Mozilla Common Voice Launches Grant for Kiswahili Language Voice Tech
Mozilla Common Voice has begun a $400,000 grant program for developing voice technology in the Kiswahili language of East Africa. The open-source voice database organization will offer chosen projects in the region up to $50,000 to leverage the Kiswahili data for voice tech that can help people in East Africa.
Mozilla Common Voice began five years ago as an alternative to major corporations for those looking for the data needed to train a voice AI. The data encompasses a lot that the giants in voice tech might not have, such as audio of people with speech impairments and languages that the bigger voice assistants might not speak yet.
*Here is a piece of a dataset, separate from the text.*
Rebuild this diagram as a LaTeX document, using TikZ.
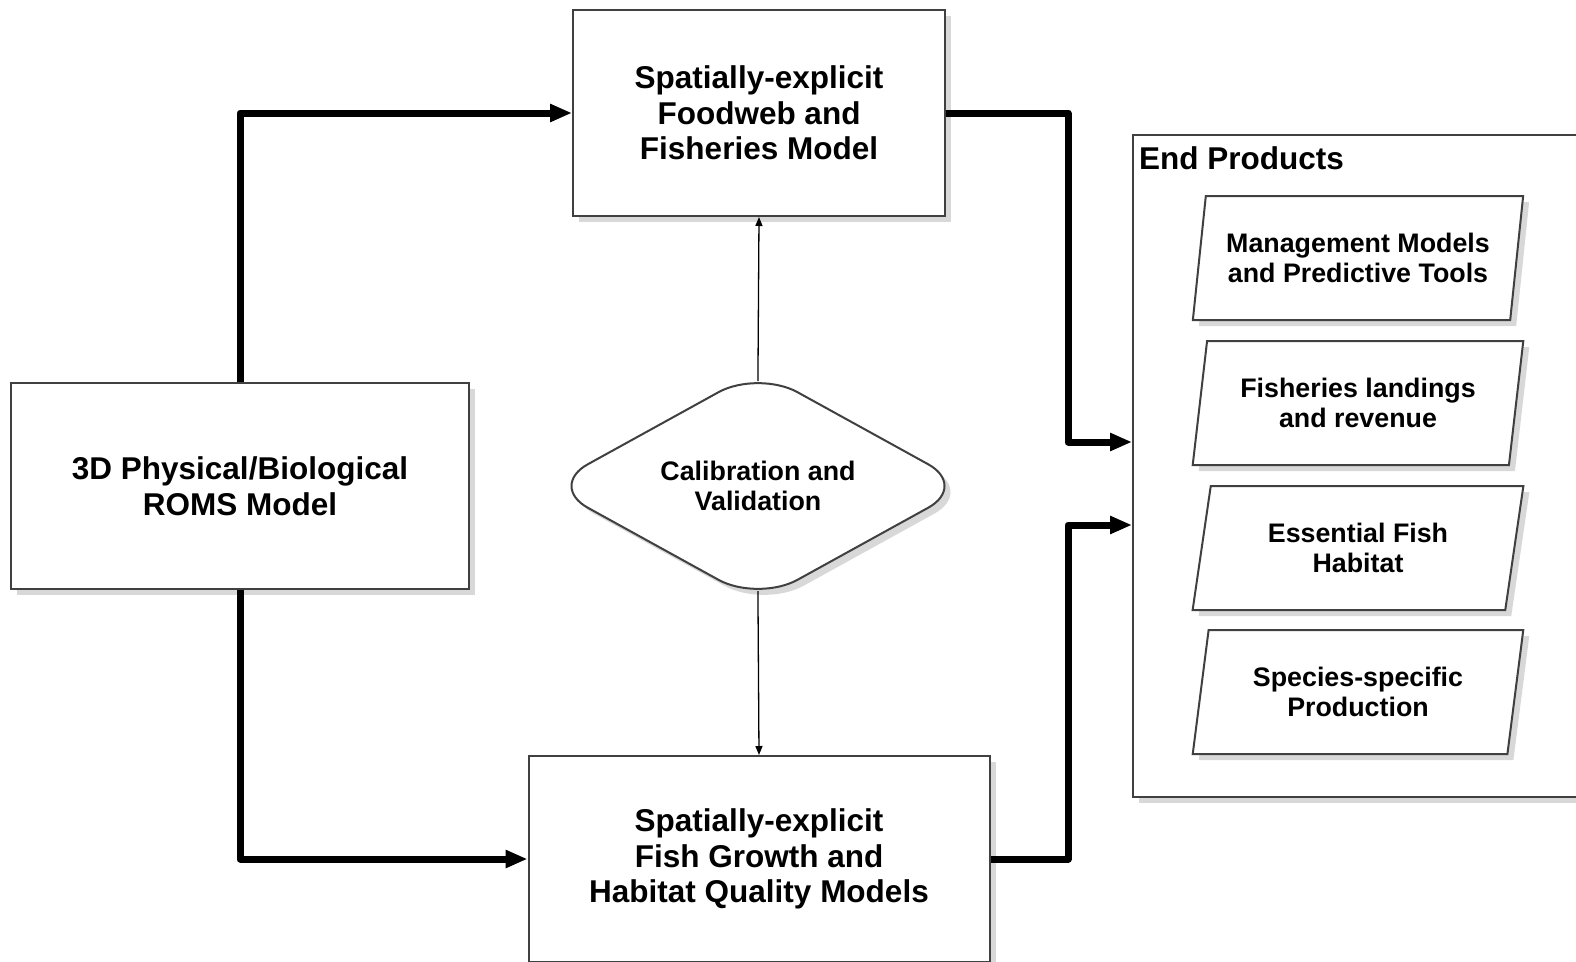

About 100 million people speak Kiswahili, but it hasn’t yet been added as an option to the best-known voice assistants. The applicants for the award must have some base in Kenya, Tanzania, and the Democratic Republic of Congo (DRC), but Kiswahili speakers exist all over the world. For the grant, Mozilla Common Voice said it’s looking for agriculture and finance-related voice services, ideally, ones that help more marginalized groups and regions. The applications are due March 22.
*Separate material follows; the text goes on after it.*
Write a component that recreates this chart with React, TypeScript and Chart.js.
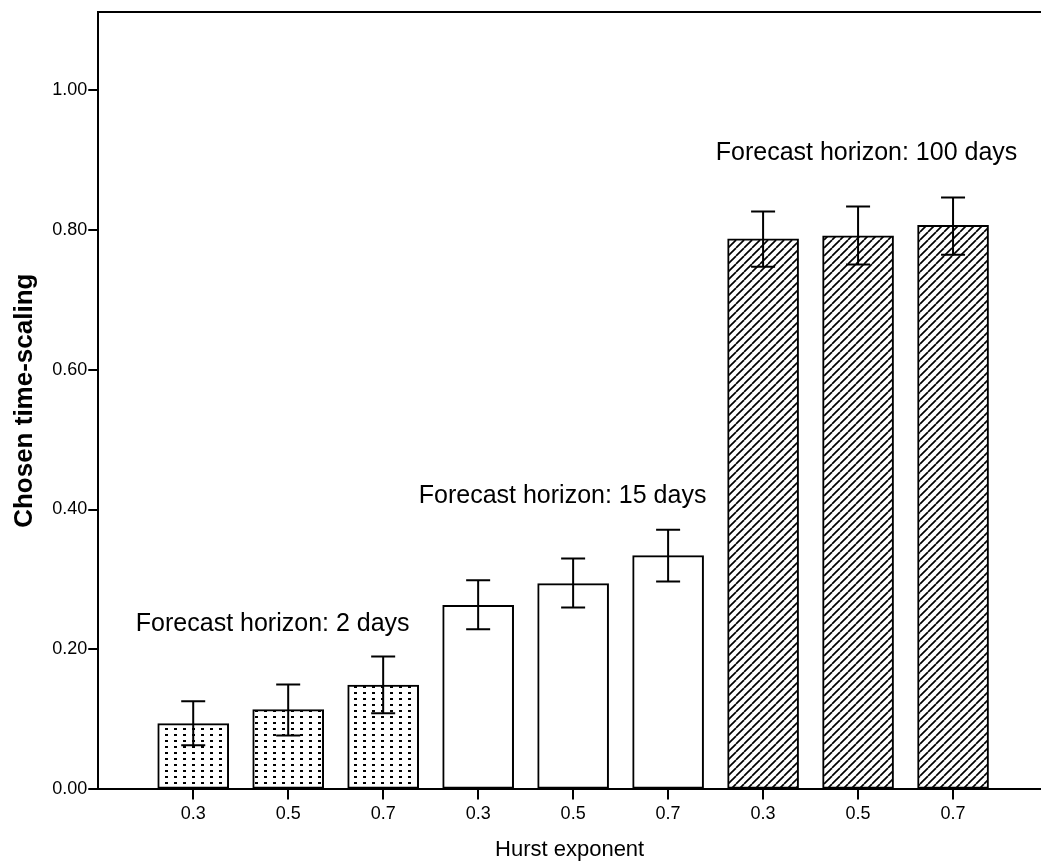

“These grants will fuel products powered by open voice data and technology, and built with local community involvement and engagement,” Mozilla Foundation Special Advisor for Africa Innovation Mradi Chenai Chair explained. “And in the long-term, they can help shift power and improve social and economic opportunities for marginalized groups, particularly women, in Kenya, Tanzania, and Kiswahili-speaking DRC.”
The grant announcement comes almost a year after Nvidia made a $1.5 million investment in Mozilla Common Voice and nine months after a coalition of international non-profits invested $3.4 million in boosting Mozilla Common Voice’s Kiswahili efforts. The money was aimed at making Kiswahili a significant part of the project by hiring people to focus specifically on the Kiswahili database and with the outreach and technical assistance needed to streamline getting volunteers to contribute their voice samples to the database.
“Language is a powerful part of who we are, and people, not profit-making companies, are the right guardians of how language appears in our digital lives,” Chair said at the time. “By making it easy to donate voice data in Kiswahili, Common Voice will support East Africans to play a direct role in creating technology that helps rather than harms their communities. We are thrilled to join with partners who share Mozilla’s vision for helping more people in more places to access voice technology.”
The Common Voice Database is enormous already, with more than 9,000 hours of 60 different languages. It’s the largest public domain voice dataset in the world. Common Voice had also proven it could grow its datasets quickly, as it was at 7,226 hours in 54 languages in 2020 when Mozilla released a massive data set of voices. The Kiswahili grant program may set a template for other languages unrepresented by the major voice assistants as well.